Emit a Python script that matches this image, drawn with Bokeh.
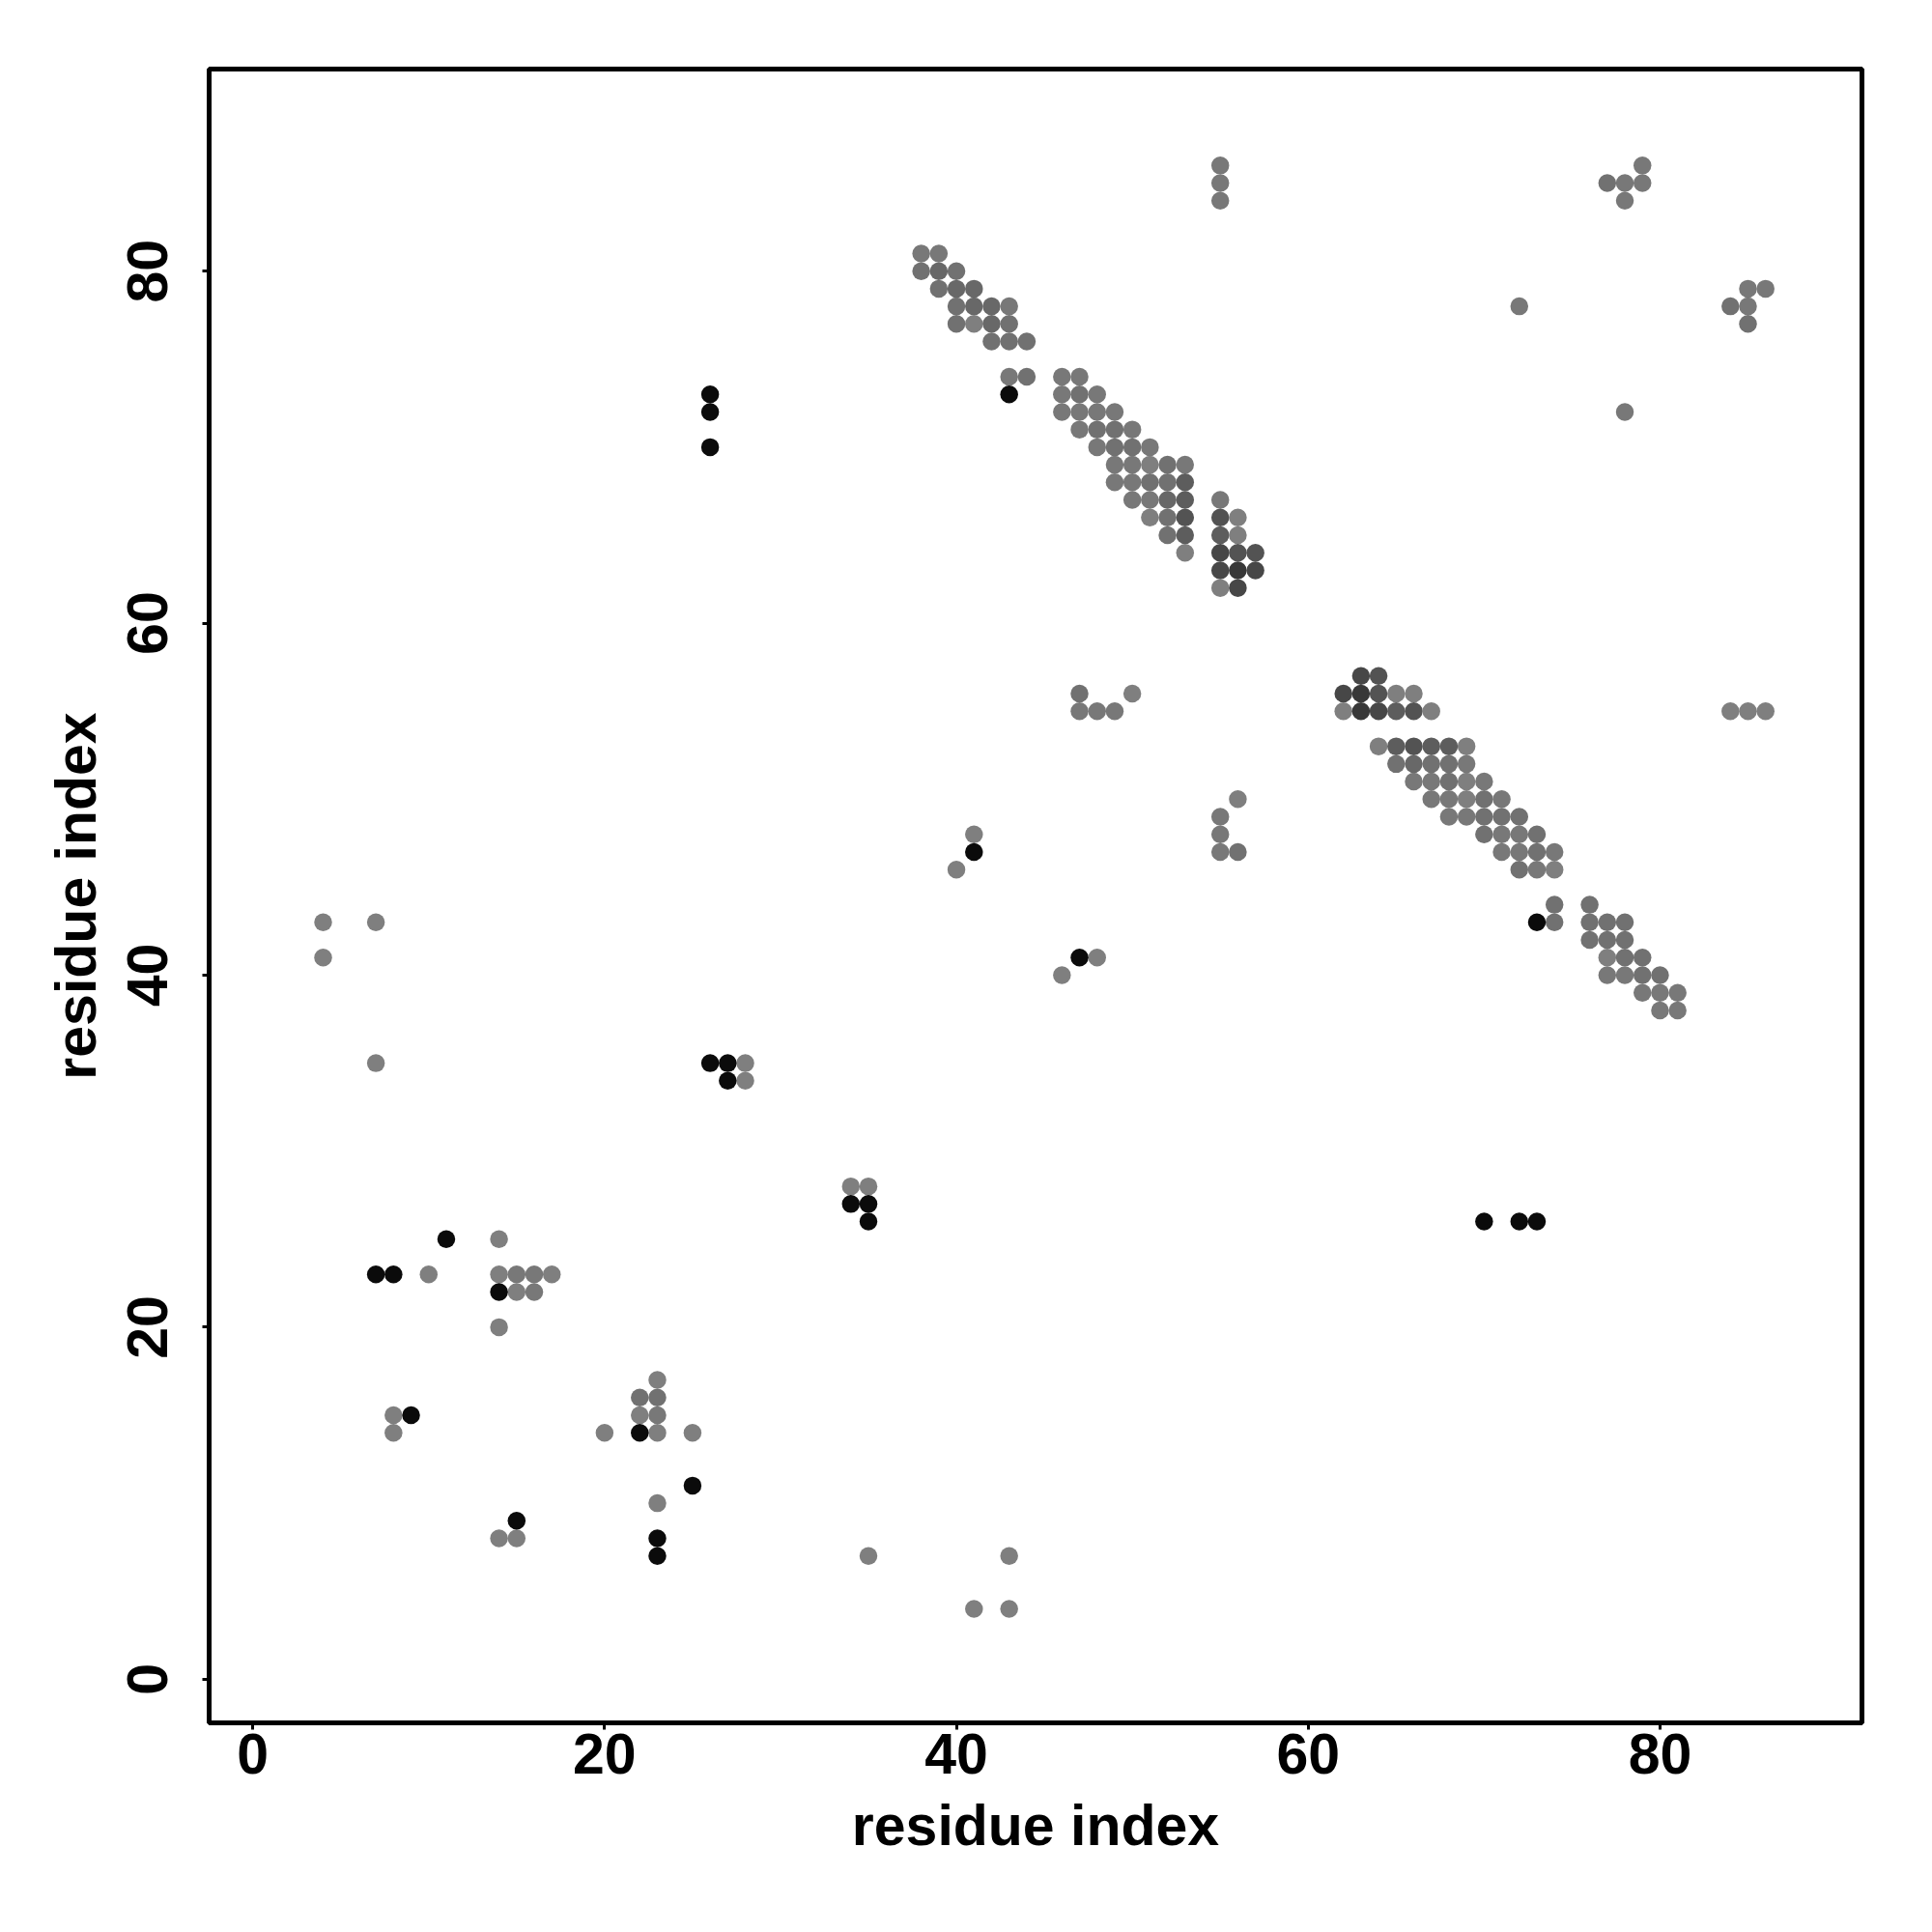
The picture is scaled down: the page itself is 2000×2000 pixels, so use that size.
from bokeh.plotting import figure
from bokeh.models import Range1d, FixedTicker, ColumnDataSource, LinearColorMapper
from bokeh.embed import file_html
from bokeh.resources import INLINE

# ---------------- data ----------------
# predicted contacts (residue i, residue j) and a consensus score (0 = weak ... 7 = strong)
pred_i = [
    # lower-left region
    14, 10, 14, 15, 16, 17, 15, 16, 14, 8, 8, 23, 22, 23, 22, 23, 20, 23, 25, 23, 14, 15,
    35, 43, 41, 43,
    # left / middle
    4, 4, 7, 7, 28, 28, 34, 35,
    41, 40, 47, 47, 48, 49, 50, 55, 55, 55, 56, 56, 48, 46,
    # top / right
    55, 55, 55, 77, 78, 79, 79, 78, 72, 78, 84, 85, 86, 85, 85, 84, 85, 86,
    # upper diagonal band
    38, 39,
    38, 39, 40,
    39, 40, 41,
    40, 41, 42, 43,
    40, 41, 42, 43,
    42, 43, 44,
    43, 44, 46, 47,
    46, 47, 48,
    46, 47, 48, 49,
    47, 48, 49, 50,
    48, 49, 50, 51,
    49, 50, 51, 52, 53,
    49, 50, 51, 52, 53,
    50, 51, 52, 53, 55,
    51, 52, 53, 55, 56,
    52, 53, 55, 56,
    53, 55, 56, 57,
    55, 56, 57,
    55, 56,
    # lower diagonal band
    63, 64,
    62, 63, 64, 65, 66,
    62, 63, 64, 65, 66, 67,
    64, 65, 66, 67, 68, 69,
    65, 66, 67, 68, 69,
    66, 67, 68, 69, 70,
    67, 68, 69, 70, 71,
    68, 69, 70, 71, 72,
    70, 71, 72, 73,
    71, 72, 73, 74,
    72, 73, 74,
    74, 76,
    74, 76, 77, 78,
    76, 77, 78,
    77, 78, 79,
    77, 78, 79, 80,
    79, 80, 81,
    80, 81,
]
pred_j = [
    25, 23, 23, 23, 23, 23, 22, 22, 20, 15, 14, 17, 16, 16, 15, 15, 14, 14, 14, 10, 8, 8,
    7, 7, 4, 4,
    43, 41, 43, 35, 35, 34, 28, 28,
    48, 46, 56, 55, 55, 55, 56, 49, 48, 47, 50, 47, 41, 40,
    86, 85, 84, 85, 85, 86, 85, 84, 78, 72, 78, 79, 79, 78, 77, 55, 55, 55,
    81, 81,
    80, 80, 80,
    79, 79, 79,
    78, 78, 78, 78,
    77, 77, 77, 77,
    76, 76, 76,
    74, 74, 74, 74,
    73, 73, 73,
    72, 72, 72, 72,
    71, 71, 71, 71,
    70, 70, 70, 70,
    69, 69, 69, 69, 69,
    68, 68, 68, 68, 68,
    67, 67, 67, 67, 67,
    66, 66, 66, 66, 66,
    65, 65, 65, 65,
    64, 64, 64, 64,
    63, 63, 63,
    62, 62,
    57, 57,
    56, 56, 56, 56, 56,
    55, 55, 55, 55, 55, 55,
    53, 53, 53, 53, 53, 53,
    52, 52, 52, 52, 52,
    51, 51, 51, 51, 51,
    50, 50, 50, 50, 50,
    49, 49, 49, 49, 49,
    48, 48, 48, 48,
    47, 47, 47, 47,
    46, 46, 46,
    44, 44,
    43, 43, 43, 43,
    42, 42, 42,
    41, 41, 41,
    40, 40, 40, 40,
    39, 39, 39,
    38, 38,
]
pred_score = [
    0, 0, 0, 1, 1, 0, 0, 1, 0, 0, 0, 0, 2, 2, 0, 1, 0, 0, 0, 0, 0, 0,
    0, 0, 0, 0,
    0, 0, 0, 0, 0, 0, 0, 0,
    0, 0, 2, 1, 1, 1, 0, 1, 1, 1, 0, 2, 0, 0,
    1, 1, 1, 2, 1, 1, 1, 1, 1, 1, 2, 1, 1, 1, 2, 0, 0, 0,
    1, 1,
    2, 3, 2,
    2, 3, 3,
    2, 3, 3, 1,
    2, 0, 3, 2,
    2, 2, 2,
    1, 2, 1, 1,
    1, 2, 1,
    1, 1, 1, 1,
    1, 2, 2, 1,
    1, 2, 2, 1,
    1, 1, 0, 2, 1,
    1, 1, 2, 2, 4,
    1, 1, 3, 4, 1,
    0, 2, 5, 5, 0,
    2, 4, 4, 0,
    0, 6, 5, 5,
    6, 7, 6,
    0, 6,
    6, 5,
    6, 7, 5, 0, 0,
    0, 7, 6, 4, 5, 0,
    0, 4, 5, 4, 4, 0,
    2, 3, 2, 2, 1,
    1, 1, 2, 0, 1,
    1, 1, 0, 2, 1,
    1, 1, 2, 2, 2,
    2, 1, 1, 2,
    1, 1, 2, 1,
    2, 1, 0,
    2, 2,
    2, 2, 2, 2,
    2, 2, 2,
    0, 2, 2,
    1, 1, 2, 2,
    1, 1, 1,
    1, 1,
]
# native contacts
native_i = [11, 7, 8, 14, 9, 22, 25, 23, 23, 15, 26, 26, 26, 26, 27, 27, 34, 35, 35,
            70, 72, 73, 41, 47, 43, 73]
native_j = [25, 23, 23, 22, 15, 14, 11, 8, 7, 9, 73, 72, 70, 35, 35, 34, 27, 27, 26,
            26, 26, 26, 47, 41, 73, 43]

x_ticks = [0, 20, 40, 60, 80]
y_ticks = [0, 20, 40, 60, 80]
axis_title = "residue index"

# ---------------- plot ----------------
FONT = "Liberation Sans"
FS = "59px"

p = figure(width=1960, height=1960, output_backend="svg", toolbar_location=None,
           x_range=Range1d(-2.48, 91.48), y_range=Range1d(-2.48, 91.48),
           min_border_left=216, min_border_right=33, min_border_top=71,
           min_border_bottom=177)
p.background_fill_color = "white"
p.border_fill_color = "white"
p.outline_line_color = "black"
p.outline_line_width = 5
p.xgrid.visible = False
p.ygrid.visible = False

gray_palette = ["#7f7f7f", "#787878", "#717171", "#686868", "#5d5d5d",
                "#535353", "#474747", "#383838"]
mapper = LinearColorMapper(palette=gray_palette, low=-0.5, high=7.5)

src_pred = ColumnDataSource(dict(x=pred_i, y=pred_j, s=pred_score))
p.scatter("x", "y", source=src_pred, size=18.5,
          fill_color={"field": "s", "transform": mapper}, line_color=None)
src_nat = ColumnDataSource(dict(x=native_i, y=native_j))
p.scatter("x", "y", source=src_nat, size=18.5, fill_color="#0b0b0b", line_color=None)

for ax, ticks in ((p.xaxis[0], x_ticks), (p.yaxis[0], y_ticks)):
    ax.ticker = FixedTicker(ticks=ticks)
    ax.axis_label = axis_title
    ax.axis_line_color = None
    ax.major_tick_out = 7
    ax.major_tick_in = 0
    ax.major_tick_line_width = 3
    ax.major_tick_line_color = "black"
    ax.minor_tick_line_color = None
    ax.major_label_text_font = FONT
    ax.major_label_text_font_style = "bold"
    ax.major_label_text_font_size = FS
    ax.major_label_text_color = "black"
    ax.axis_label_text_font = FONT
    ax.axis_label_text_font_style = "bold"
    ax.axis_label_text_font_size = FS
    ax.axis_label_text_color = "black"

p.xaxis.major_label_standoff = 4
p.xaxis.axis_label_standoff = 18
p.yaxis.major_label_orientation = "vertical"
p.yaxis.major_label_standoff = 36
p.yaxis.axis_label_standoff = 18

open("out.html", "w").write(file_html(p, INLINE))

WORK TO DO >> Take the listing above and restate it word for word, without its pictures.

RESPONSE BELOW >>
Emit a Python script that matches this image, drawn with Bokeh.
The picture is scaled down: the page itself is 2000×2000 pixels, so use that size.
from bokeh.plotting import figure
from bokeh.models import Range1d, FixedTicker, ColumnDataSource, LinearColorMapper
from bokeh.embed import file_html
from bokeh.resources import INLINE

# ---------------- data ----------------
# predicted contacts (residue i, residue j) and a consensus score (0 = weak ... 7 = strong)
pred_i = [
    # lower-left region
    14, 10, 14, 15, 16, 17, 15, 16, 14, 8, 8, 23, 22, 23, 22, 23, 20, 23, 25, 23, 14, 15,
    35, 43, 41, 43,
    # left / middle
    4, 4, 7, 7, 28, 28, 34, 35,
    41, 40, 47, 47, 48, 49, 50, 55, 55, 55, 56, 56, 48, 46,
    # top / right
    55, 55, 55, 77, 78, 79, 79, 78, 72, 78, 84, 85, 86, 85, 85, 84, 85, 86,
    # upper diagonal band
    38, 39,
    38, 39, 40,
    39, 40, 41,
    40, 41, 42, 43,
    40, 41, 42, 43,
    42, 43, 44,
    43, 44, 46, 47,
    46, 47, 48,
    46, 47, 48, 49,
    47, 48, 49, 50,
    48, 49, 50, 51,
    49, 50, 51, 52, 53,
    49, 50, 51, 52, 53,
    50, 51, 52, 53, 55,
    51, 52, 53, 55, 56,
    52, 53, 55, 56,
    53, 55, 56, 57,
    55, 56, 57,
    55, 56,
    # lower diagonal band
    63, 64,
    62, 63, 64, 65, 66,
    62, 63, 64, 65, 66, 67,
    64, 65, 66, 67, 68, 69,
    65, 66, 67, 68, 69,
    66, 67, 68, 69, 70,
    67, 68, 69, 70, 71,
    68, 69, 70, 71, 72,
    70, 71, 72, 73,
    71, 72, 73, 74,
    72, 73, 74,
    74, 76,
    74, 76, 77, 78,
    76, 77, 78,
    77, 78, 79,
    77, 78, 79, 80,
    79, 80, 81,
    80, 81,
]
pred_j = [
    25, 23, 23, 23, 23, 23, 22, 22, 20, 15, 14, 17, 16, 16, 15, 15, 14, 14, 14, 10, 8, 8,
    7, 7, 4, 4,
    43, 41, 43, 35, 35, 34, 28, 28,
    48, 46, 56, 55, 55, 55, 56, 49, 48, 47, 50, 47, 41, 40,
    86, 85, 84, 85, 85, 86, 85, 84, 78, 72, 78, 79, 79, 78, 77, 55, 55, 55,
    81, 81,
    80, 80, 80,
    79, 79, 79,
    78, 78, 78, 78,
    77, 77, 77, 77,
    76, 76, 76,
    74, 74, 74, 74,
    73, 73, 73,
    72, 72, 72, 72,
    71, 71, 71, 71,
    70, 70, 70, 70,
    69, 69, 69, 69, 69,
    68, 68, 68, 68, 68,
    67, 67, 67, 67, 67,
    66, 66, 66, 66, 66,
    65, 65, 65, 65,
    64, 64, 64, 64,
    63, 63, 63,
    62, 62,
    57, 57,
    56, 56, 56, 56, 56,
    55, 55, 55, 55, 55, 55,
    53, 53, 53, 53, 53, 53,
    52, 52, 52, 52, 52,
    51, 51, 51, 51, 51,
    50, 50, 50, 50, 50,
    49, 49, 49, 49, 49,
    48, 48, 48, 48,
    47, 47, 47, 47,
    46, 46, 46,
    44, 44,
    43, 43, 43, 43,
    42, 42, 42,
    41, 41, 41,
    40, 40, 40, 40,
    39, 39, 39,
    38, 38,
]
pred_score = [
    0, 0, 0, 1, 1, 0, 0, 1, 0, 0, 0, 0, 2, 2, 0, 1, 0, 0, 0, 0, 0, 0,
    0, 0, 0, 0,
    0, 0, 0, 0, 0, 0, 0, 0,
    0, 0, 2, 1, 1, 1, 0, 1, 1, 1, 0, 2, 0, 0,
    1, 1, 1, 2, 1, 1, 1, 1, 1, 1, 2, 1, 1, 1, 2, 0, 0, 0,
    1, 1,
    2, 3, 2,
    2, 3, 3,
    2, 3, 3, 1,
    2, 0, 3, 2,
    2, 2, 2,
    1, 2, 1, 1,
    1, 2, 1,
    1, 1, 1, 1,
    1, 2, 2, 1,
    1, 2, 2, 1,
    1, 1, 0, 2, 1,
    1, 1, 2, 2, 4,
    1, 1, 3, 4, 1,
    0, 2, 5, 5, 0,
    2, 4, 4, 0,
    0, 6, 5, 5,
    6, 7, 6,
    0, 6,
    6, 5,
    6, 7, 5, 0, 0,
    0, 7, 6, 4, 5, 0,
    0, 4, 5, 4, 4, 0,
    2, 3, 2, 2, 1,
    1, 1, 2, 0, 1,
    1, 1, 0, 2, 1,
    1, 1, 2, 2, 2,
    2, 1, 1, 2,
    1, 1, 2, 1,
    2, 1, 0,
    2, 2,
    2, 2, 2, 2,
    2, 2, 2,
    0, 2, 2,
    1, 1, 2, 2,
    1, 1, 1,
    1, 1,
]
# native contacts
native_i = [11, 7, 8, 14, 9, 22, 25, 23, 23, 15, 26, 26, 26, 26, 27, 27, 34, 35, 35,
            70, 72, 73, 41, 47, 43, 73]
native_j = [25, 23, 23, 22, 15, 14, 11, 8, 7, 9, 73, 72, 70, 35, 35, 34, 27, 27, 26,
            26, 26, 26, 47, 41, 73, 43]

x_ticks = [0, 20, 40, 60, 80]
y_ticks = [0, 20, 40, 60, 80]
axis_title = "residue index"

# ---------------- plot ----------------
FONT = "Liberation Sans"
FS = "59px"

p = figure(width=1960, height=1960, output_backend="svg", toolbar_location=None,
           x_range=Range1d(-2.48, 91.48), y_range=Range1d(-2.48, 91.48),
           min_border_left=216, min_border_right=33, min_border_top=71,
           min_border_bottom=177)
p.background_fill_color = "white"
p.border_fill_color = "white"
p.outline_line_color = "black"
p.outline_line_width = 5
p.xgrid.visible = False
p.ygrid.visible = False

gray_palette = ["#7f7f7f", "#787878", "#717171", "#686868", "#5d5d5d",
                "#535353", "#474747", "#383838"]
mapper = LinearColorMapper(palette=gray_palette, low=-0.5, high=7.5)

src_pred = ColumnDataSource(dict(x=pred_i, y=pred_j, s=pred_score))
p.scatter("x", "y", source=src_pred, size=18.5,
          fill_color={"field": "s", "transform": mapper}, line_color=None)
src_nat = ColumnDataSource(dict(x=native_i, y=native_j))
p.scatter("x", "y", source=src_nat, size=18.5, fill_color="#0b0b0b", line_color=None)

for ax, ticks in ((p.xaxis[0], x_ticks), (p.yaxis[0], y_ticks)):
    ax.ticker = FixedTicker(ticks=ticks)
    ax.axis_label = axis_title
    ax.axis_line_color = None
    ax.major_tick_out = 7
    ax.major_tick_in = 0
    ax.major_tick_line_width = 3
    ax.major_tick_line_color = "black"
    ax.minor_tick_line_color = None
    ax.major_label_text_font = FONT
    ax.major_label_text_font_style = "bold"
    ax.major_label_text_font_size = FS
    ax.major_label_text_color = "black"
    ax.axis_label_text_font = FONT
    ax.axis_label_text_font_style = "bold"
    ax.axis_label_text_font_size = FS
    ax.axis_label_text_color = "black"

p.xaxis.major_label_standoff = 4
p.xaxis.axis_label_standoff = 18
p.yaxis.major_label_orientation = "vertical"
p.yaxis.major_label_standoff = 36
p.yaxis.axis_label_standoff = 18

open("out.html", "w").write(file_html(p, INLINE))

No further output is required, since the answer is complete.